1. Give up being an expert.

 Whether you are an expert in finance, technology, risk management or anything else – do not spend your energy establishing your technical credentials. Subject matter experts are more common than people with meaningful breadth.  Be matter of fact about your background then move on.

2.    Describe what value you add, not how you add it.

Talk about what outcomes and results you have contributed to. Results are impressive – methodology isn’t.  Avoid the trap of identifying yourself as occupying a particular role, such as “devils advocate” – everyone on a board should be capable of taking an opposing view when necessary, boards aren’t looking people who are stuck in this or any method or role.

 3.    Craft a bio that contains stunning outcomes and describes breadth.

Even very smart people struggle with writing a compelling, one page biography. Get help if you need it but don’t spend hours editing your own and do not hire someone to help you because they are a good writer. This is a tool to market yourself – you need help from someone who writes well and who can clearly describe your value. This is not the time to be coy – boldly declare your value!

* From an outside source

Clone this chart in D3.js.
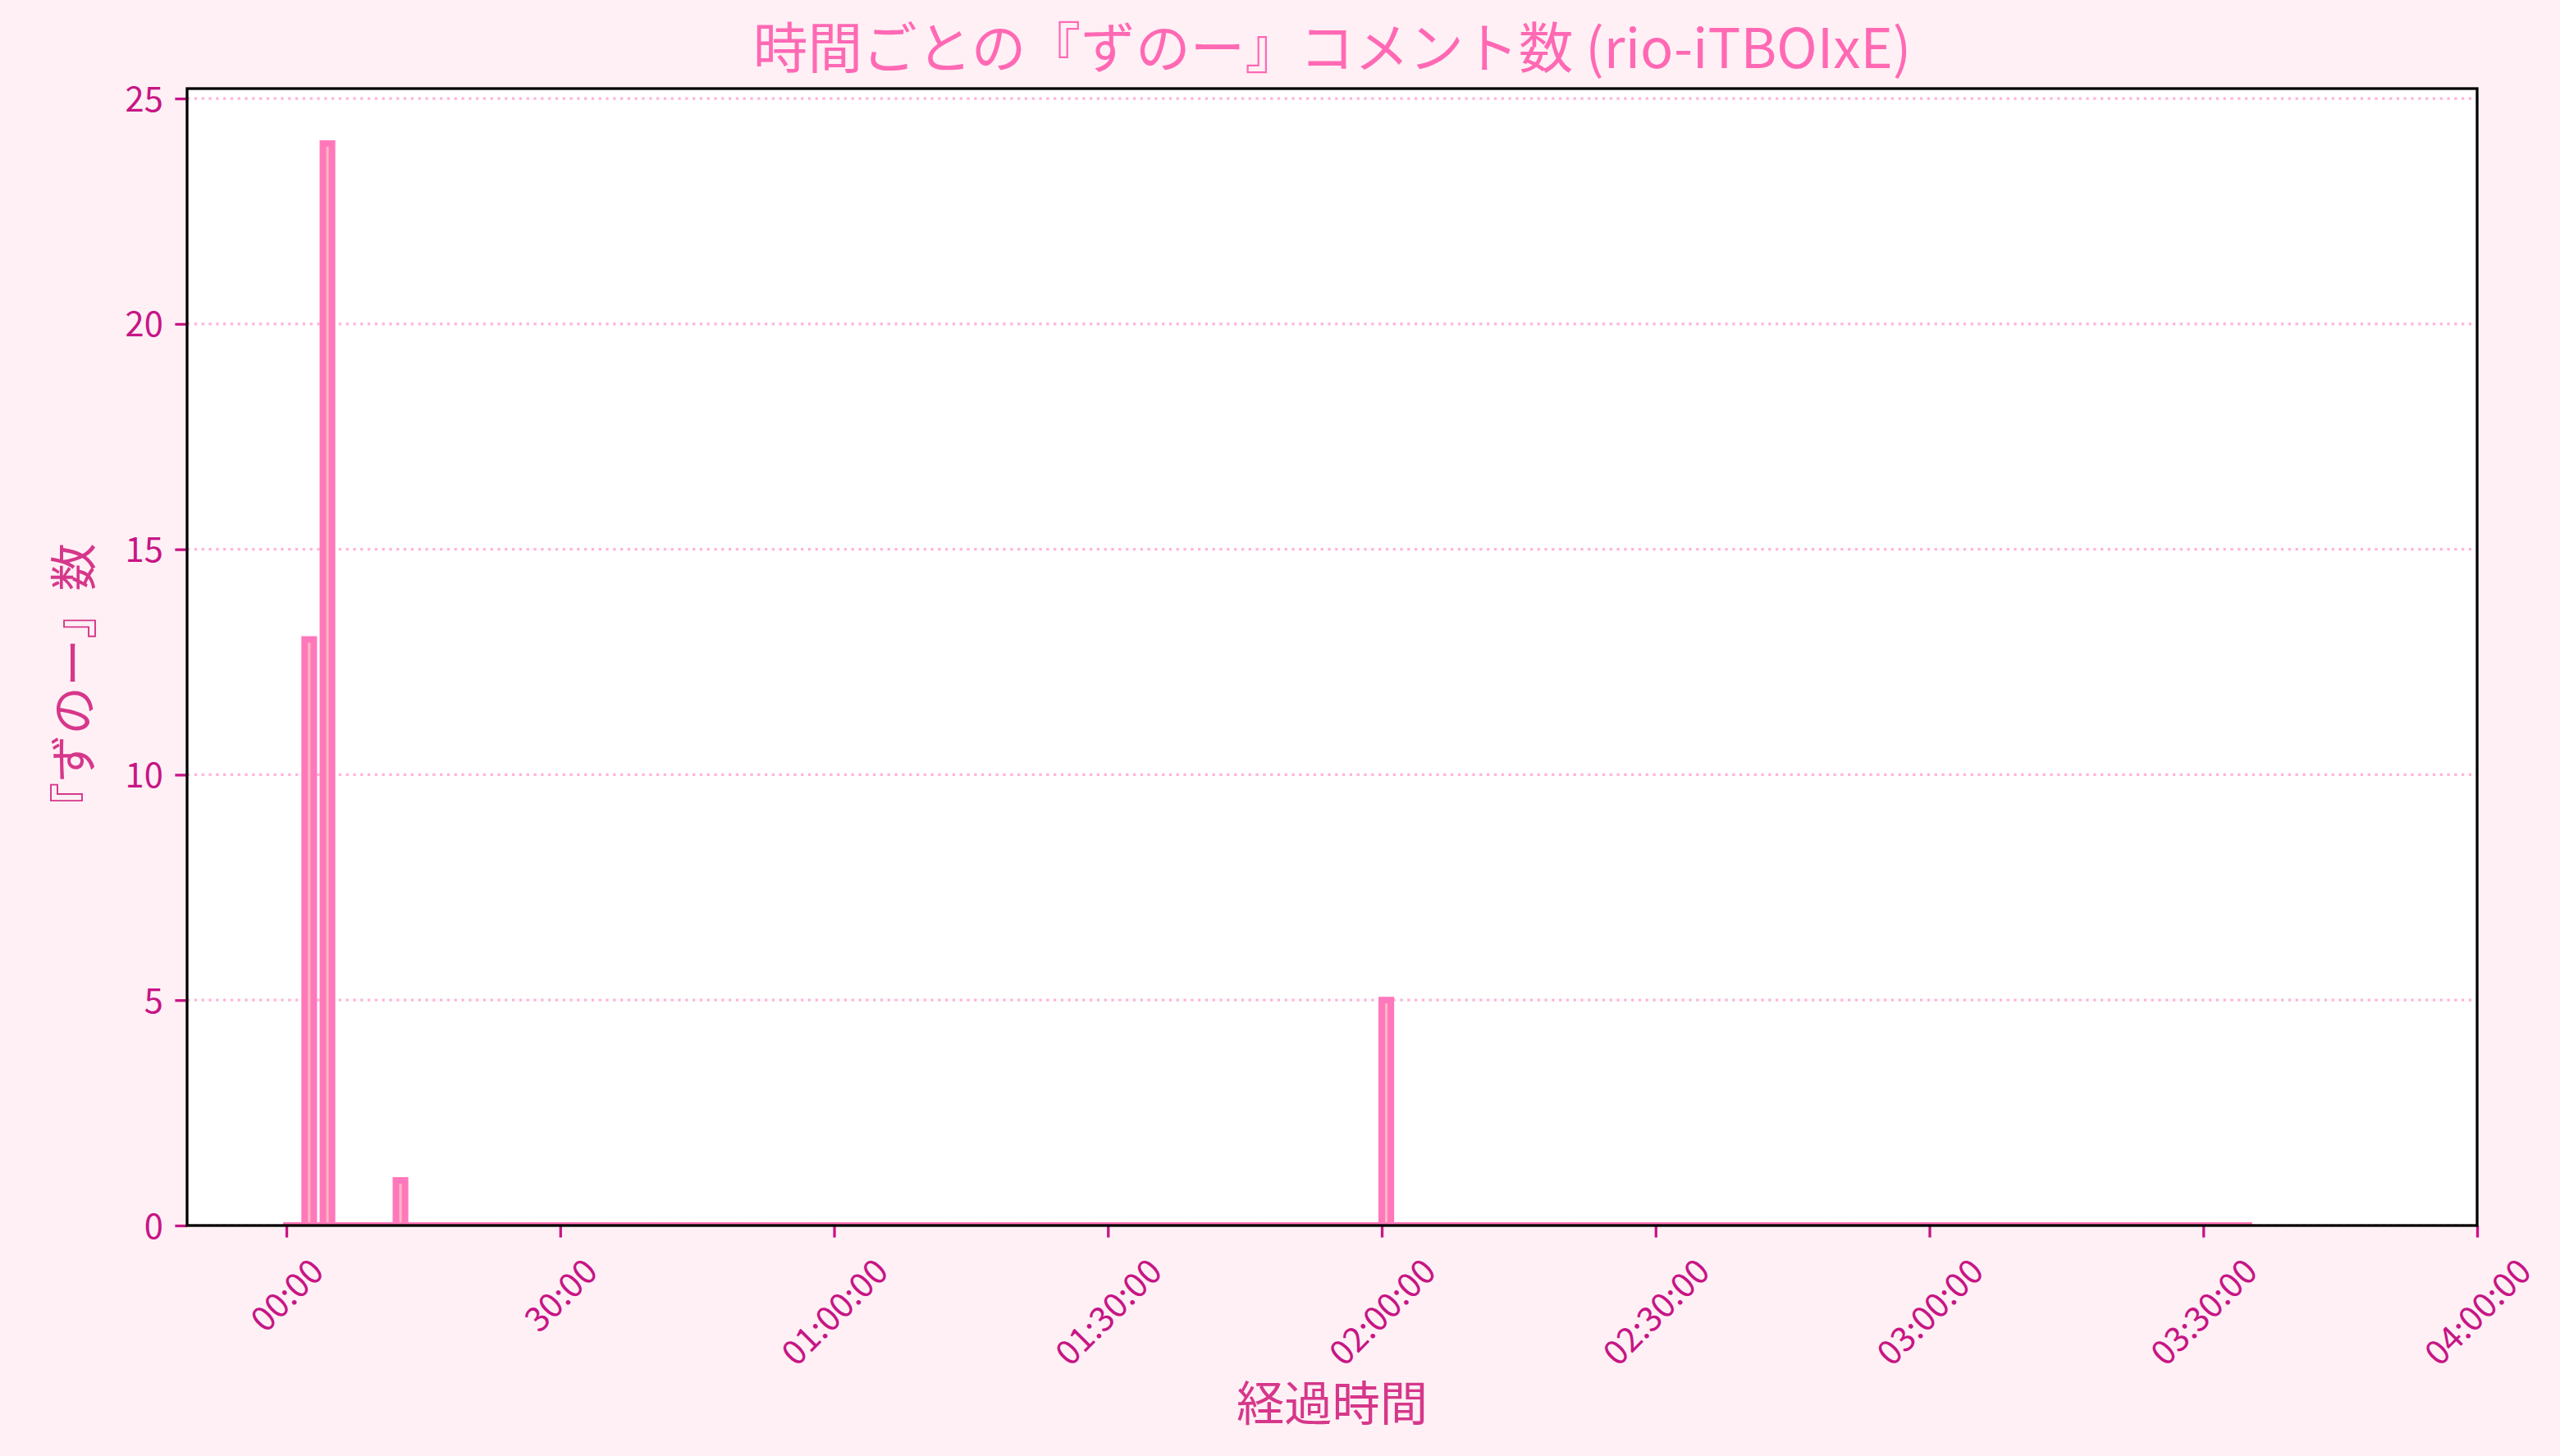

4.    Become a student of governance in formal and informal ways.

Director colleges are everywhere these days. Some are good, some aren’t.  Find one with a reasonable reputation and go. Then, if you are not already on a not-for-profit board, get on one so that you can exercise your knowledge and influencing skills with your colleagues.

5.    Don’t listen to unsolicited feedback.

Most of us have friends, colleagues and seatmates on airplanes who will give us an opinion on virtually anything – often unsolicited. Avoid listening to unsolicited feedback – it’s usually given for the benefit of the sender. Do not ask people who are not successful themselves for advice.

 6.    Build relationships.

Boards are groups of human beings working to achieve a common goal. They form relationships with one another. Who wants to have a member or several who are difficult or unwilling to contribute to a collegial environment? As one director said to me – “no turkeys allowed.” Blunt for sure.

Through your involvement in governance groups – NACD for example, build relationships over time. Give of yourself, look for ways to add value and allow others to get to know you.